Saved entries:
■ ■ ■ ■ ■ ■ ■
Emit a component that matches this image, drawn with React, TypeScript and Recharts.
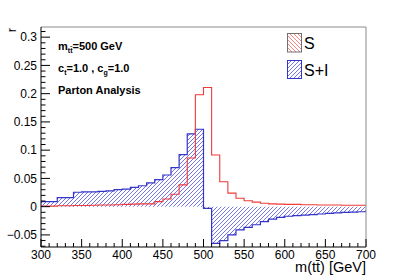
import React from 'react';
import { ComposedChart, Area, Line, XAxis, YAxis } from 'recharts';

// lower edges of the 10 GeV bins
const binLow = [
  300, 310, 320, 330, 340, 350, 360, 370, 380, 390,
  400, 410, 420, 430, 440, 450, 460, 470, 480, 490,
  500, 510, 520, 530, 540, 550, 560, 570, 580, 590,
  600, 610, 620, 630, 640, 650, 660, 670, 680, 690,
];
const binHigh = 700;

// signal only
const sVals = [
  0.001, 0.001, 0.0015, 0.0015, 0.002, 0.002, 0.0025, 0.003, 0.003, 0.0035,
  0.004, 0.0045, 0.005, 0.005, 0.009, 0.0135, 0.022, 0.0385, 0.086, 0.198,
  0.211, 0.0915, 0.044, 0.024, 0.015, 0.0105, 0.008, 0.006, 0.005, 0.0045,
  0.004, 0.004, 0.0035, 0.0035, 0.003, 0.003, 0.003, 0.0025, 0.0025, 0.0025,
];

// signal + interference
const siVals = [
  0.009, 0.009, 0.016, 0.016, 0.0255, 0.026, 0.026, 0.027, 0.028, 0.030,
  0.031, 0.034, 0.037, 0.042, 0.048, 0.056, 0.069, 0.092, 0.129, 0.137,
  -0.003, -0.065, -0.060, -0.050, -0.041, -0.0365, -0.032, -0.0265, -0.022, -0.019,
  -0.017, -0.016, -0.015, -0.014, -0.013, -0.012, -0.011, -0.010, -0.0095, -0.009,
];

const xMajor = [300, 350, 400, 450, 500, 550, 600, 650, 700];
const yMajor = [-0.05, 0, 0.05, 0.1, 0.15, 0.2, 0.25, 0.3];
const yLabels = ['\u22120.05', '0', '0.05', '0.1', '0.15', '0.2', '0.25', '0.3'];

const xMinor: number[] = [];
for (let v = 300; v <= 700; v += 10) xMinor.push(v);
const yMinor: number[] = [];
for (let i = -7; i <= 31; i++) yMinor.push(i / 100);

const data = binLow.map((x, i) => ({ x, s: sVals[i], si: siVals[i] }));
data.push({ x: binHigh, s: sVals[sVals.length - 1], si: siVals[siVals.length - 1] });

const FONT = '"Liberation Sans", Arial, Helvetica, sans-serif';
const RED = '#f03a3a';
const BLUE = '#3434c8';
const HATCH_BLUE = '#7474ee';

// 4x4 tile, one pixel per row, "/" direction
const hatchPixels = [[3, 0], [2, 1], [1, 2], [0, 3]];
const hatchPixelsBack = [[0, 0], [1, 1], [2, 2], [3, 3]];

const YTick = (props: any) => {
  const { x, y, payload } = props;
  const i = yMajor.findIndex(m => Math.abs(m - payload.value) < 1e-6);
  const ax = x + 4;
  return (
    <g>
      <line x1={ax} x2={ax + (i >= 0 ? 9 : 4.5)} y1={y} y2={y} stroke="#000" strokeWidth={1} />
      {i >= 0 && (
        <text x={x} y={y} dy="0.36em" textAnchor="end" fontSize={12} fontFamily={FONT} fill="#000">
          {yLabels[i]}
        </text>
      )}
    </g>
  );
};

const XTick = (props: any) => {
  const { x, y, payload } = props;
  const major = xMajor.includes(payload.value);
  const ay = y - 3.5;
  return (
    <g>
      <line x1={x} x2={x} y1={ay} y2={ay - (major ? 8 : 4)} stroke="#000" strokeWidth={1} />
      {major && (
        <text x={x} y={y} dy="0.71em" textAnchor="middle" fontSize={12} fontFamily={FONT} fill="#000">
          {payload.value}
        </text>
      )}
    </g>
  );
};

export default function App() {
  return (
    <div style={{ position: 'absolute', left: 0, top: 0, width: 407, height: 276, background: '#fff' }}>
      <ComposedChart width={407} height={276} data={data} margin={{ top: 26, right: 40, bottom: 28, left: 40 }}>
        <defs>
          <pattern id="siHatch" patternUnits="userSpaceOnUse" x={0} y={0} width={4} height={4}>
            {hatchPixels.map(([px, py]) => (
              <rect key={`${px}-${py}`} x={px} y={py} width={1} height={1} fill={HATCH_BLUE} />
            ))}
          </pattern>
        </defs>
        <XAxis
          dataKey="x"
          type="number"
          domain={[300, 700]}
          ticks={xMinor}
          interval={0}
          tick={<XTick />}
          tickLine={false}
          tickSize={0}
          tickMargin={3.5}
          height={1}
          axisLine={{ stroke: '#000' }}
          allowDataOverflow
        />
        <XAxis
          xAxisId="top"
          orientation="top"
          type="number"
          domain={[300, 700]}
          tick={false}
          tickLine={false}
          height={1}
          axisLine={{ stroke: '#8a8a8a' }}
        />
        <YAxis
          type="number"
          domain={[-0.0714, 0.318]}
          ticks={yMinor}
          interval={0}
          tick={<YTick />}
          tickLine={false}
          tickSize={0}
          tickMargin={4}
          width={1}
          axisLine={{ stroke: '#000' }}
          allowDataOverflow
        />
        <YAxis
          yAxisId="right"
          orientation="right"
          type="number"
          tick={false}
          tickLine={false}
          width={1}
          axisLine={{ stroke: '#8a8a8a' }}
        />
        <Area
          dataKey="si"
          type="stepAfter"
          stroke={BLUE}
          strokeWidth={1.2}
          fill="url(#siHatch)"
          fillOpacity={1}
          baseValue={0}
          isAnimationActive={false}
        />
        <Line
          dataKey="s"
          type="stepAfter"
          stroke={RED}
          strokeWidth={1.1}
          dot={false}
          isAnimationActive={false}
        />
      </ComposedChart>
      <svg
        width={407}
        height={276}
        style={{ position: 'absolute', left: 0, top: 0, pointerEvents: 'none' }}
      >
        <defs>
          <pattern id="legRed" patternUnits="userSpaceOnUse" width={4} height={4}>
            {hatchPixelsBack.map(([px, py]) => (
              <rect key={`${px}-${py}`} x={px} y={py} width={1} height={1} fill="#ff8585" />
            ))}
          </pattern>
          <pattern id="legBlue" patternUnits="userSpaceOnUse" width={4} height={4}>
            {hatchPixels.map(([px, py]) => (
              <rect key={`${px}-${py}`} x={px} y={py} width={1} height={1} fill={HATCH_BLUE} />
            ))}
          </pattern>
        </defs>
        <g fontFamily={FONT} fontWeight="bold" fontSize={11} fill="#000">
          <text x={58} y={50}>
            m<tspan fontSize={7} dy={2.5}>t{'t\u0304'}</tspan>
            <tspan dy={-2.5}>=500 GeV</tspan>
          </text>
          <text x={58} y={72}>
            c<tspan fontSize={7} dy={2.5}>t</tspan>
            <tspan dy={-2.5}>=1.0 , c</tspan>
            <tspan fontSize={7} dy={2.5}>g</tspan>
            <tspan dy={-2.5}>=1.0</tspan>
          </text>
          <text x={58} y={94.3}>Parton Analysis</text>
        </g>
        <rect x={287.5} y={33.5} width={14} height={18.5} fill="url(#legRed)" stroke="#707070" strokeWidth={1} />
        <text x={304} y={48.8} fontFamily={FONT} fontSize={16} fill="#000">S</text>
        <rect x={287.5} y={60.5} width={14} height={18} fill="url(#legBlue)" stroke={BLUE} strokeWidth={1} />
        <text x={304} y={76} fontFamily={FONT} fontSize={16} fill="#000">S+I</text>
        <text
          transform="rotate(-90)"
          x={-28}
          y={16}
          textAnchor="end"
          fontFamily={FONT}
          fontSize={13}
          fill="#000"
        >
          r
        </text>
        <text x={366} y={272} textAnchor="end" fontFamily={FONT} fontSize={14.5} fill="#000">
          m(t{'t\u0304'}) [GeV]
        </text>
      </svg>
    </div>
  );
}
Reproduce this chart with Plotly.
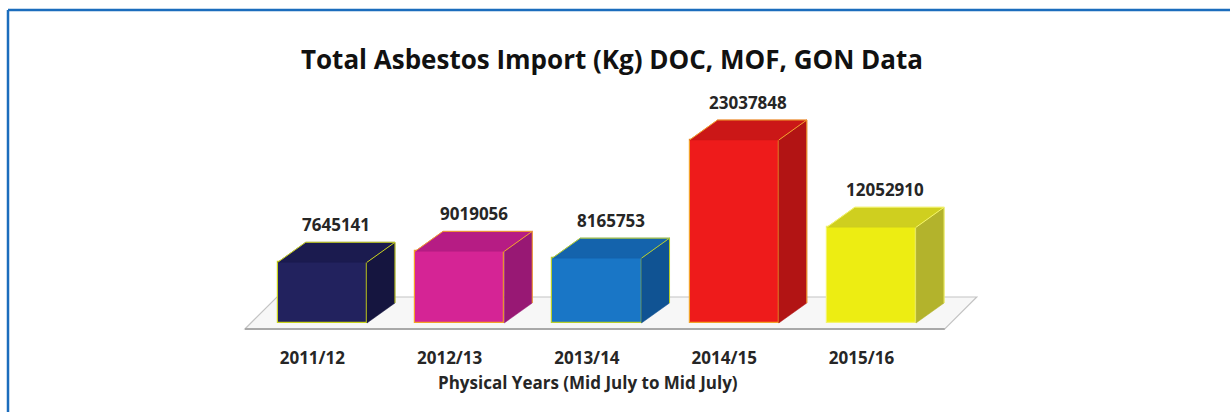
■ ■ ■ ■ ■ ■ ■
• Task requirements
Return the entries unchanged, save for the pictures, which do not belong in the copy.

• Complete response
Emit a component that matches this image, drawn with React, TypeScript and Recharts.
import React from 'react';
import { ComposedChart, Area, Line, XAxis, YAxis } from 'recharts';

// lower edges of the 10 GeV bins
const binLow = [
  300, 310, 320, 330, 340, 350, 360, 370, 380, 390,
  400, 410, 420, 430, 440, 450, 460, 470, 480, 490,
  500, 510, 520, 530, 540, 550, 560, 570, 580, 590,
  600, 610, 620, 630, 640, 650, 660, 670, 680, 690,
];
const binHigh = 700;

// signal only
const sVals = [
  0.001, 0.001, 0.0015, 0.0015, 0.002, 0.002, 0.0025, 0.003, 0.003, 0.0035,
  0.004, 0.0045, 0.005, 0.005, 0.009, 0.0135, 0.022, 0.0385, 0.086, 0.198,
  0.211, 0.0915, 0.044, 0.024, 0.015, 0.0105, 0.008, 0.006, 0.005, 0.0045,
  0.004, 0.004, 0.0035, 0.0035, 0.003, 0.003, 0.003, 0.0025, 0.0025, 0.0025,
];

// signal + interference
const siVals = [
  0.009, 0.009, 0.016, 0.016, 0.0255, 0.026, 0.026, 0.027, 0.028, 0.030,
  0.031, 0.034, 0.037, 0.042, 0.048, 0.056, 0.069, 0.092, 0.129, 0.137,
  -0.003, -0.065, -0.060, -0.050, -0.041, -0.0365, -0.032, -0.0265, -0.022, -0.019,
  -0.017, -0.016, -0.015, -0.014, -0.013, -0.012, -0.011, -0.010, -0.0095, -0.009,
];

const xMajor = [300, 350, 400, 450, 500, 550, 600, 650, 700];
const yMajor = [-0.05, 0, 0.05, 0.1, 0.15, 0.2, 0.25, 0.3];
const yLabels = ['\u22120.05', '0', '0.05', '0.1', '0.15', '0.2', '0.25', '0.3'];

const xMinor: number[] = [];
for (let v = 300; v <= 700; v += 10) xMinor.push(v);
const yMinor: number[] = [];
for (let i = -7; i <= 31; i++) yMinor.push(i / 100);

const data = binLow.map((x, i) => ({ x, s: sVals[i], si: siVals[i] }));
data.push({ x: binHigh, s: sVals[sVals.length - 1], si: siVals[siVals.length - 1] });

const FONT = '"Liberation Sans", Arial, Helvetica, sans-serif';
const RED = '#f03a3a';
const BLUE = '#3434c8';
const HATCH_BLUE = '#7474ee';

// 4x4 tile, one pixel per row, "/" direction
const hatchPixels = [[3, 0], [2, 1], [1, 2], [0, 3]];
const hatchPixelsBack = [[0, 0], [1, 1], [2, 2], [3, 3]];

const YTick = (props: any) => {
  const { x, y, payload } = props;
  const i = yMajor.findIndex(m => Math.abs(m - payload.value) < 1e-6);
  const ax = x + 4;
  return (
    <g>
      <line x1={ax} x2={ax + (i >= 0 ? 9 : 4.5)} y1={y} y2={y} stroke="#000" strokeWidth={1} />
      {i >= 0 && (
        <text x={x} y={y} dy="0.36em" textAnchor="end" fontSize={12} fontFamily={FONT} fill="#000">
          {yLabels[i]}
        </text>
      )}
    </g>
  );
};

const XTick = (props: any) => {
  const { x, y, payload } = props;
  const major = xMajor.includes(payload.value);
  const ay = y - 3.5;
  return (
    <g>
      <line x1={x} x2={x} y1={ay} y2={ay - (major ? 8 : 4)} stroke="#000" strokeWidth={1} />
      {major && (
        <text x={x} y={y} dy="0.71em" textAnchor="middle" fontSize={12} fontFamily={FONT} fill="#000">
          {payload.value}
        </text>
      )}
    </g>
  );
};

export default function App() {
  return (
    <div style={{ position: 'absolute', left: 0, top: 0, width: 407, height: 276, background: '#fff' }}>
      <ComposedChart width={407} height={276} data={data} margin={{ top: 26, right: 40, bottom: 28, left: 40 }}>
        <defs>
          <pattern id="siHatch" patternUnits="userSpaceOnUse" x={0} y={0} width={4} height={4}>
            {hatchPixels.map(([px, py]) => (
              <rect key={`${px}-${py}`} x={px} y={py} width={1} height={1} fill={HATCH_BLUE} />
            ))}
          </pattern>
        </defs>
        <XAxis
          dataKey="x"
          type="number"
          domain={[300, 700]}
          ticks={xMinor}
          interval={0}
          tick={<XTick />}
          tickLine={false}
          tickSize={0}
          tickMargin={3.5}
          height={1}
          axisLine={{ stroke: '#000' }}
          allowDataOverflow
        />
        <XAxis
          xAxisId="top"
          orientation="top"
          type="number"
          domain={[300, 700]}
          tick={false}
          tickLine={false}
          height={1}
          axisLine={{ stroke: '#8a8a8a' }}
        />
        <YAxis
          type="number"
          domain={[-0.0714, 0.318]}
          ticks={yMinor}
          interval={0}
          tick={<YTick />}
          tickLine={false}
          tickSize={0}
          tickMargin={4}
          width={1}
          axisLine={{ stroke: '#000' }}
          allowDataOverflow
        />
        <YAxis
          yAxisId="right"
          orientation="right"
          type="number"
          tick={false}
          tickLine={false}
          width={1}
          axisLine={{ stroke: '#8a8a8a' }}
        />
        <Area
          dataKey="si"
          type="stepAfter"
          stroke={BLUE}
          strokeWidth={1.2}
          fill="url(#siHatch)"
          fillOpacity={1}
          baseValue={0}
          isAnimationActive={false}
        />
        <Line
          dataKey="s"
          type="stepAfter"
          stroke={RED}
          strokeWidth={1.1}
          dot={false}
          isAnimationActive={false}
        />
      </ComposedChart>
      <svg
        width={407}
        height={276}
        style={{ position: 'absolute', left: 0, top: 0, pointerEvents: 'none' }}
      >
        <defs>
          <pattern id="legRed" patternUnits="userSpaceOnUse" width={4} height={4}>
            {hatchPixelsBack.map(([px, py]) => (
              <rect key={`${px}-${py}`} x={px} y={py} width={1} height={1} fill="#ff8585" />
            ))}
          </pattern>
          <pattern id="legBlue" patternUnits="userSpaceOnUse" width={4} height={4}>
            {hatchPixels.map(([px, py]) => (
              <rect key={`${px}-${py}`} x={px} y={py} width={1} height={1} fill={HATCH_BLUE} />
            ))}
          </pattern>
        </defs>
        <g fontFamily={FONT} fontWeight="bold" fontSize={11} fill="#000">
          <text x={58} y={50}>
            m<tspan fontSize={7} dy={2.5}>t{'t\u0304'}</tspan>
            <tspan dy={-2.5}>=500 GeV</tspan>
          </text>
          <text x={58} y={72}>
            c<tspan fontSize={7} dy={2.5}>t</tspan>
            <tspan dy={-2.5}>=1.0 , c</tspan>
            <tspan fontSize={7} dy={2.5}>g</tspan>
            <tspan dy={-2.5}>=1.0</tspan>
          </text>
          <text x={58} y={94.3}>Parton Analysis</text>
        </g>
        <rect x={287.5} y={33.5} width={14} height={18.5} fill="url(#legRed)" stroke="#707070" strokeWidth={1} />
        <text x={304} y={48.8} fontFamily={FONT} fontSize={16} fill="#000">S</text>
        <rect x={287.5} y={60.5} width={14} height={18} fill="url(#legBlue)" stroke={BLUE} strokeWidth={1} />
        <text x={304} y={76} fontFamily={FONT} fontSize={16} fill="#000">S+I</text>
        <text
          transform="rotate(-90)"
          x={-28}
          y={16}
          textAnchor="end"
          fontFamily={FONT}
          fontSize={13}
          fill="#000"
        >
          r
        </text>
        <text x={366} y={272} textAnchor="end" fontFamily={FONT} fontSize={14.5} fill="#000">
          m(t{'t\u0304'}) [GeV]
        </text>
      </svg>
    </div>
  );
}
Reproduce this chart with Plotly.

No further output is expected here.